Cual síntoma, China es más que la repetición del pasado occidental: es el retorno de lo reprimido en su historia.
Los valores identificados con la democracia liberal (voto universal, libertad de pensamiento y de prensa, educación pública, abolición del trabajo infantil, etc.) no son productos naturales del capitalismo, como quieren hacernos creer las viejas cuicas de Libertad y Desarrollo o los señoritos bienintencionados del Centro de Estudios Públicos. Al contrario, son el resultado de una lucha continua de parte de las clases populares y medias durante todo el siglo XIX y comienzos del XX. Pareciera que la Revolución China finalmente tropezó con el cinismo conservador: si los países “en vías de desarrollo” son democratizados prematuramente, entonces advendrá en seguida la catástrofe económica y política. No es casualidad que países económicamente exitosos en términos del desarrollo vía apertura comercial (neoliberal) han logrado establecer una democracia sólo después de un período de gobierno autoritario o una dictadura dolorosa (Chile, por ejemplo… si es que acá se puede hablar de verdadera democracia). El uso autoritario del poder estatal asegura a largo plazo el control de los costos sociales y evita el caos (estabilidad institucional de la que tanto nos jactamos los chilenos). Quién se lo iba a imaginar: el “mix” capitalismo-comunismo resulta ser una ventaja para la avanzada China; China se ha desarrollado rápidamente gracias a su régimen autoritario.
Se tiende a pensar que el Maoísmo fracasó. Ironía de la historia: Mao Zedong creó las condiciones ideológicas para un rápido desarrollo capitalista. Carcajada de la historia: el marxismo como condición de posibilidad de la consolidación institucional del capitalismo.
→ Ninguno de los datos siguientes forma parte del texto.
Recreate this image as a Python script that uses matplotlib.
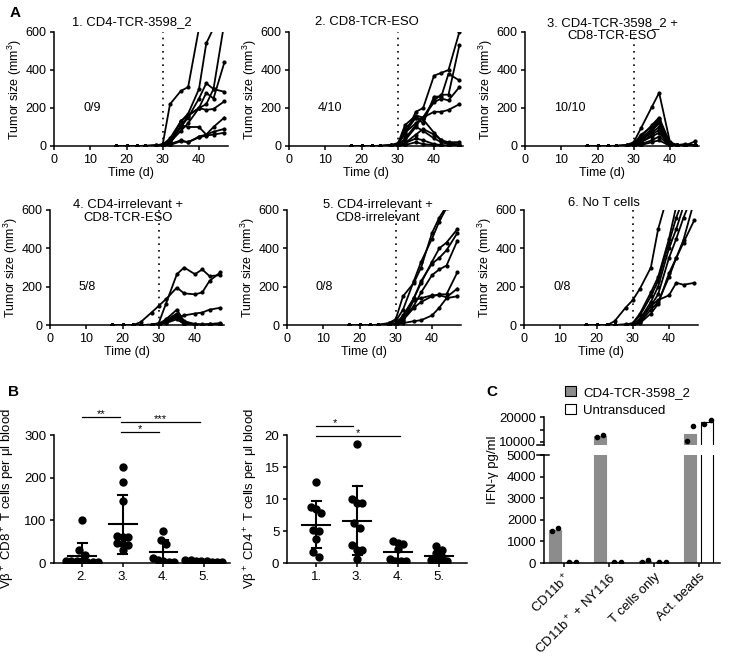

Quizá no haya que hacerse ilusiones respecto a un posible modelo democrático chino al estilo occidental. O quizá los tibetanos logren finalmente adorar al Dalai Lama en su tierra. Sin embargo, el problema medular es otro y mucho más global. Como nos advierte Žižek, lo más preocupante de todo es que la China de hoy no es simplemente un resto del pasado occidental (una suerte de retorno de lo reprimido de su historia), sino el signo de nuestro futuro. No sea que para el 2030 seamos todos tibetanos.